Data lines:
+++

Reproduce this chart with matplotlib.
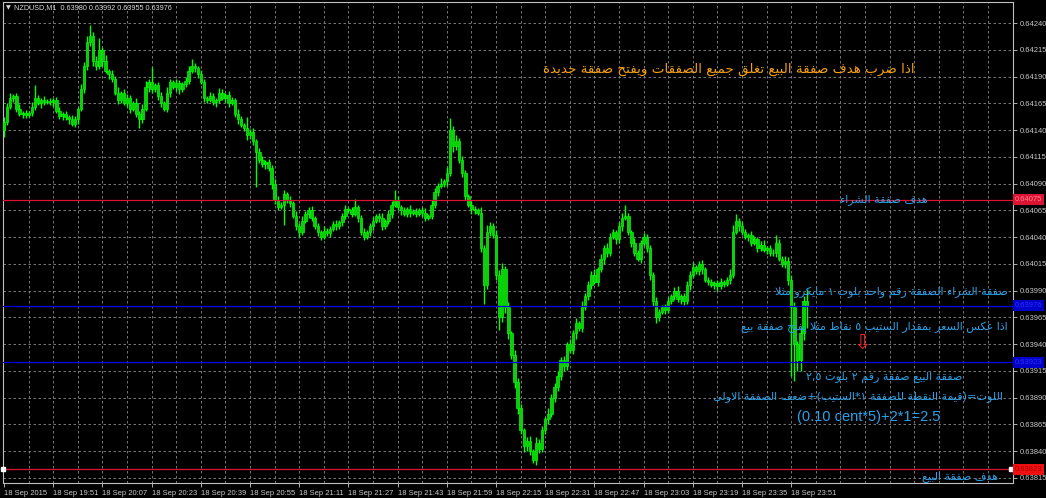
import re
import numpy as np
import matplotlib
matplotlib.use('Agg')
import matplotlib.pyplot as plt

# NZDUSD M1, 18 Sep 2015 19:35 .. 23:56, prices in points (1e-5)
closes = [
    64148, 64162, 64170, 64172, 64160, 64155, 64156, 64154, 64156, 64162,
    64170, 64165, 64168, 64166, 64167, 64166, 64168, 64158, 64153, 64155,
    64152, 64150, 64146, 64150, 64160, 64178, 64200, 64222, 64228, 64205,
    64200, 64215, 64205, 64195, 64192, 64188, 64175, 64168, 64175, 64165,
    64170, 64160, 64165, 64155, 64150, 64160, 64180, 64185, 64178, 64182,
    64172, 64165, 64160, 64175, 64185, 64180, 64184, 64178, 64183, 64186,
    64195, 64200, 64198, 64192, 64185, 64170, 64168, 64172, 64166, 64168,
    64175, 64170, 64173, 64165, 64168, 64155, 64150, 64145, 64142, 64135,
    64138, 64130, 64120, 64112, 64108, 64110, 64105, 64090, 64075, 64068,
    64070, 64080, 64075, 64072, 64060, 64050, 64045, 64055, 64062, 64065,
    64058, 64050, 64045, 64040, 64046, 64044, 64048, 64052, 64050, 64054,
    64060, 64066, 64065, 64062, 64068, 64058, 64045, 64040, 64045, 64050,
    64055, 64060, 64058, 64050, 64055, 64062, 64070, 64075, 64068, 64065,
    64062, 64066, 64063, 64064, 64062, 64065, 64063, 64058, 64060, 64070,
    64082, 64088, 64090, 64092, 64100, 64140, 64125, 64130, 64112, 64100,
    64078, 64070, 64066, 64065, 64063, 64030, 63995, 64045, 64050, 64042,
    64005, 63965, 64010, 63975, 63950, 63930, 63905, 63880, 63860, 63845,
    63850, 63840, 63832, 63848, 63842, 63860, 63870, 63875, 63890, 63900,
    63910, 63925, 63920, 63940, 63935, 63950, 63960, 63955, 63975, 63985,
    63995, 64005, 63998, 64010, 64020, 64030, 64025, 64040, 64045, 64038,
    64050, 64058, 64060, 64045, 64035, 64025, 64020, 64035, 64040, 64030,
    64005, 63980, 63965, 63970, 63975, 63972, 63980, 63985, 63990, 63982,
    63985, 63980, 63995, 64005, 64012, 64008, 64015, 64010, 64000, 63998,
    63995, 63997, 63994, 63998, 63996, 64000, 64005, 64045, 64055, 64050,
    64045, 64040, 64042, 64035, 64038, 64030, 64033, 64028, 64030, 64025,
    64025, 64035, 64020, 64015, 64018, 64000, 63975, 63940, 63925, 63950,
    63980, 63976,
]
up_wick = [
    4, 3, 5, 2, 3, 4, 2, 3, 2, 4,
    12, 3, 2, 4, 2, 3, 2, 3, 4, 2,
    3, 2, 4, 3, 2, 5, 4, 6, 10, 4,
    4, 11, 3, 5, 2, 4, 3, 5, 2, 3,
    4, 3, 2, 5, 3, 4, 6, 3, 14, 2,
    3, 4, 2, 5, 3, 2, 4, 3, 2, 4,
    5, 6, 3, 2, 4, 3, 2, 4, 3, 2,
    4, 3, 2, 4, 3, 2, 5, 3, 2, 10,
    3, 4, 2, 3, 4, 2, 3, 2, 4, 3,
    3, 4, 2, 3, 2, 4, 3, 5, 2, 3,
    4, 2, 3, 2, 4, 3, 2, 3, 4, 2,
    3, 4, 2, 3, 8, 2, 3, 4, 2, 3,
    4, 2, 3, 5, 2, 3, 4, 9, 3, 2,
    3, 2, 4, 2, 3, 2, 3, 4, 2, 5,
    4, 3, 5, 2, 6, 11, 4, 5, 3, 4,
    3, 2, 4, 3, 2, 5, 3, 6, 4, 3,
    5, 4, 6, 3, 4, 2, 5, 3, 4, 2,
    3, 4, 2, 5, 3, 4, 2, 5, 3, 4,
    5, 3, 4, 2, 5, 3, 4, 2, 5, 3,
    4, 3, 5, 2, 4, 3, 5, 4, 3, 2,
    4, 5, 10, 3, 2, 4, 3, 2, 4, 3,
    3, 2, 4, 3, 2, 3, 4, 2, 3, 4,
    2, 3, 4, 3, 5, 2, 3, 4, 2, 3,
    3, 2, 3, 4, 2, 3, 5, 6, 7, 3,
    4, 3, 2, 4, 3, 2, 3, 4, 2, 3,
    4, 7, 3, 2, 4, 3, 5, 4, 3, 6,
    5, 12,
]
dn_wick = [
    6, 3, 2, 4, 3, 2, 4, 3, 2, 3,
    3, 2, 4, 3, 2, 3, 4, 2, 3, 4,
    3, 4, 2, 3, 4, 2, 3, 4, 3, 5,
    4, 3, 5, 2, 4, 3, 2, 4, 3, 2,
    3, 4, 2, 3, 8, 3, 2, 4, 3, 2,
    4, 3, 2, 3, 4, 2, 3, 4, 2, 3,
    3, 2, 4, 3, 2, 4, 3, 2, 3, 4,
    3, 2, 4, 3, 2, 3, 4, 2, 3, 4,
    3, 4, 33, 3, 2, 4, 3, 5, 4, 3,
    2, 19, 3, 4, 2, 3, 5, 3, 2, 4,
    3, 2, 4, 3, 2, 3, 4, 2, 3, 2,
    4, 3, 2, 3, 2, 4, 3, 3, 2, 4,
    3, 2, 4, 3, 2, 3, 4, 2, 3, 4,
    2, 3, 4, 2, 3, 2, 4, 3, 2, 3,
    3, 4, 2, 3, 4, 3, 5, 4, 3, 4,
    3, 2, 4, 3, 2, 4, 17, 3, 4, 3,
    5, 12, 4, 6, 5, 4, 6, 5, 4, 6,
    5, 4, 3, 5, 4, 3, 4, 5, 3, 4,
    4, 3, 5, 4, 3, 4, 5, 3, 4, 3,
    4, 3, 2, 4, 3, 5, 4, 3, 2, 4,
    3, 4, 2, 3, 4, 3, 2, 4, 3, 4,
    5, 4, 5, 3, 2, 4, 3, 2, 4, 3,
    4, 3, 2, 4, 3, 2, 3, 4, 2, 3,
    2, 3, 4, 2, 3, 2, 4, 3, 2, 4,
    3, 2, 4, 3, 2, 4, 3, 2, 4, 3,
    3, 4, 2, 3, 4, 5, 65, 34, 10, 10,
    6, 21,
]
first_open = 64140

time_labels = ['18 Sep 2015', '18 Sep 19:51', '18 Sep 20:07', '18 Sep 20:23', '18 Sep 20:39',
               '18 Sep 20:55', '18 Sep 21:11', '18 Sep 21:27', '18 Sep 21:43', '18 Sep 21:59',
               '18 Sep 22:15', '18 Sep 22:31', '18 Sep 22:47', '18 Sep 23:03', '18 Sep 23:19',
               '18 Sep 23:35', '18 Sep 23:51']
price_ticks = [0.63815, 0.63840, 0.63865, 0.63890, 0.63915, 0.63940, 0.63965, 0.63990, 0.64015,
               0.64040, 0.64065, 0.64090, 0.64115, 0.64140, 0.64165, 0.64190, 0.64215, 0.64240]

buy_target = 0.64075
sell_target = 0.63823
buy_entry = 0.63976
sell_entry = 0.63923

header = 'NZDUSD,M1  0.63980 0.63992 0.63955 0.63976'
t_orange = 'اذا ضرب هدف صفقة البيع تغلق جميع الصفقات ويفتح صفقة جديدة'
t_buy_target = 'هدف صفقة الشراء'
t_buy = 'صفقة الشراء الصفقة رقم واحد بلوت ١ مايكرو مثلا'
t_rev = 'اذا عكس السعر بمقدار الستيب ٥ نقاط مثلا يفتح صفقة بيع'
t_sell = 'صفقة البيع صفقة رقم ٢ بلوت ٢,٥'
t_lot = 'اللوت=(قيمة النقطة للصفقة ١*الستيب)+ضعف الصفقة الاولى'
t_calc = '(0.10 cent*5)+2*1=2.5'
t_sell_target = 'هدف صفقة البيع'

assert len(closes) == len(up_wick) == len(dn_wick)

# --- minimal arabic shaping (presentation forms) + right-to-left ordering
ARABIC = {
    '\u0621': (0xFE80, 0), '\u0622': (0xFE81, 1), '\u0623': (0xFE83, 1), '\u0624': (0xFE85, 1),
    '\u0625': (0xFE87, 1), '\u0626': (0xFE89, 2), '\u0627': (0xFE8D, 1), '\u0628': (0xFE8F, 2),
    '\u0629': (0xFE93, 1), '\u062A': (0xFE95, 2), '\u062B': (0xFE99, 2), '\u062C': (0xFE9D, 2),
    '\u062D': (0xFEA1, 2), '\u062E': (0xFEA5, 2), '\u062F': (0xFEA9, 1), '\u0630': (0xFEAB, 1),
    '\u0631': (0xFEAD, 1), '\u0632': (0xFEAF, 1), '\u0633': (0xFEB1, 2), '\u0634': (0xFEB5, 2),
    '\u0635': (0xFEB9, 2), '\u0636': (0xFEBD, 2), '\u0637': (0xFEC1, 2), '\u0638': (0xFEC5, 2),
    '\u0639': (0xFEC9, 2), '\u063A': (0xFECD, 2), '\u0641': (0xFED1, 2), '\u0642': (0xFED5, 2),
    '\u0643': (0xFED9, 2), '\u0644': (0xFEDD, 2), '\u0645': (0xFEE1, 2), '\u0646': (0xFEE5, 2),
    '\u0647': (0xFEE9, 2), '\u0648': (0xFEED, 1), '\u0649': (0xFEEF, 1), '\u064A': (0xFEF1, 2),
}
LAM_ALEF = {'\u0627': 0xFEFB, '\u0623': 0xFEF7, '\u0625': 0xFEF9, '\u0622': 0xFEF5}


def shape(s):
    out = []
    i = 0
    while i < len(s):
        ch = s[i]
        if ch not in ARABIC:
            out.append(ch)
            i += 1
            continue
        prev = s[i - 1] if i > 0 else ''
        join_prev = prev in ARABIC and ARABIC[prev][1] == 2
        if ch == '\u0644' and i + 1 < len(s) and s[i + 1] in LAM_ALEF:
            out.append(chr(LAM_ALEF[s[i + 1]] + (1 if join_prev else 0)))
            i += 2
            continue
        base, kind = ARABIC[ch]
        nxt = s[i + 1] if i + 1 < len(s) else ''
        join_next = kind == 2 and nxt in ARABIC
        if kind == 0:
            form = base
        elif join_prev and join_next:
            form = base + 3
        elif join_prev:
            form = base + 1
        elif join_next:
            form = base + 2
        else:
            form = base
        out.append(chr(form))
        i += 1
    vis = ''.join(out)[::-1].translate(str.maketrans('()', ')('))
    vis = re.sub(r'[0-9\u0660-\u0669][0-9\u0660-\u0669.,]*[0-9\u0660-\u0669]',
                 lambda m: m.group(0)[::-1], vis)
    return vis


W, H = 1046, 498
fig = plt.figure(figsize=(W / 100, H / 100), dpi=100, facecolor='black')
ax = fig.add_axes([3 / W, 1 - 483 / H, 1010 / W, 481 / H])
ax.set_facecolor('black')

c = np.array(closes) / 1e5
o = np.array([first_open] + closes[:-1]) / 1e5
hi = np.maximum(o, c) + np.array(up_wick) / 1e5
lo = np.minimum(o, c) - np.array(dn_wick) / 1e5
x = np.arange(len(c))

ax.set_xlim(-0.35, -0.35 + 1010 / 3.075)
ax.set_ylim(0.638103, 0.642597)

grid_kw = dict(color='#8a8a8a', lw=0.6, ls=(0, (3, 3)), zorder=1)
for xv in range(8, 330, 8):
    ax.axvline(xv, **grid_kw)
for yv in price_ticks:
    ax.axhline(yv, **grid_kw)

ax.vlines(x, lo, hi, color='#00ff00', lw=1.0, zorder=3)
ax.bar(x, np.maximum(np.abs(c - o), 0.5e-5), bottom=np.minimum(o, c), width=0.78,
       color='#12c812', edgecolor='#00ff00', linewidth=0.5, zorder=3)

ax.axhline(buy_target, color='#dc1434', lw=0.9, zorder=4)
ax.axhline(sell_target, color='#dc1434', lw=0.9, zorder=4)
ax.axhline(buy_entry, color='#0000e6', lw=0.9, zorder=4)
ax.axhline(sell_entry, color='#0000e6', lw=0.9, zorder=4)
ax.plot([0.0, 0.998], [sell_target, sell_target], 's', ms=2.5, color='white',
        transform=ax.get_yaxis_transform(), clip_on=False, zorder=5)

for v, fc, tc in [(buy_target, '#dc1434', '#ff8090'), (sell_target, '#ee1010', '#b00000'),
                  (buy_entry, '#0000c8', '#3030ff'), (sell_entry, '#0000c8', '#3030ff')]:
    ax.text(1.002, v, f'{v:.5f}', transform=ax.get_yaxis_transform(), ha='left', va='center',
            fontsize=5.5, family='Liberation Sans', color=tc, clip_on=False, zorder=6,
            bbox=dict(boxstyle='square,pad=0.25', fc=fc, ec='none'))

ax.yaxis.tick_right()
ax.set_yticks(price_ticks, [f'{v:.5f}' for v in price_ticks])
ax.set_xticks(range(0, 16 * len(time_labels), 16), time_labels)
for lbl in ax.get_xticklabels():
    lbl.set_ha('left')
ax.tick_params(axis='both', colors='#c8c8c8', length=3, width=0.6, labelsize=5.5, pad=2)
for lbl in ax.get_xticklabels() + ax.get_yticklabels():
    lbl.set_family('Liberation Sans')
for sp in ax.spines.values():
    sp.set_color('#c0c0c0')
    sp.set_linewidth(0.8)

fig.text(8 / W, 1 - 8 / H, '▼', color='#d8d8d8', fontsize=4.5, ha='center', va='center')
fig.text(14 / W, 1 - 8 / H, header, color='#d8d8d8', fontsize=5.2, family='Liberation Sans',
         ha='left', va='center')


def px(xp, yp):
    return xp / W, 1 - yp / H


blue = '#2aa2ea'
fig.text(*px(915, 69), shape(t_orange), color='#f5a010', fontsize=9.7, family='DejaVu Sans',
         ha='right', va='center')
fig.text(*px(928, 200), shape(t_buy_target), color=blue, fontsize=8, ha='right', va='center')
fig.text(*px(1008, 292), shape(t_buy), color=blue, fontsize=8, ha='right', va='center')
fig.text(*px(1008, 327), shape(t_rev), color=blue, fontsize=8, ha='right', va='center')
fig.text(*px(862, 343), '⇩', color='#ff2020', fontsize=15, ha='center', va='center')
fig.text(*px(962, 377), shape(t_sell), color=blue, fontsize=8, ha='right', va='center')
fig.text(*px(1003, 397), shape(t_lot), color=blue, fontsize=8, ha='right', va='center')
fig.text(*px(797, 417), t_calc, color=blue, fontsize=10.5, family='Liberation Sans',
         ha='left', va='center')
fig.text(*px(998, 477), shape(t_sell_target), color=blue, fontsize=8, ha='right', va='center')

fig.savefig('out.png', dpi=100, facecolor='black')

+++

What to do:
From the opening line of the listing above through the line bearing "import matplotlib.pyplot as plt", repeat each line exactly. Drop every picture.

Answer in full:
Reproduce this chart with matplotlib.
import re
import numpy as np
import matplotlib
matplotlib.use('Agg')
import matplotlib.pyplot as plt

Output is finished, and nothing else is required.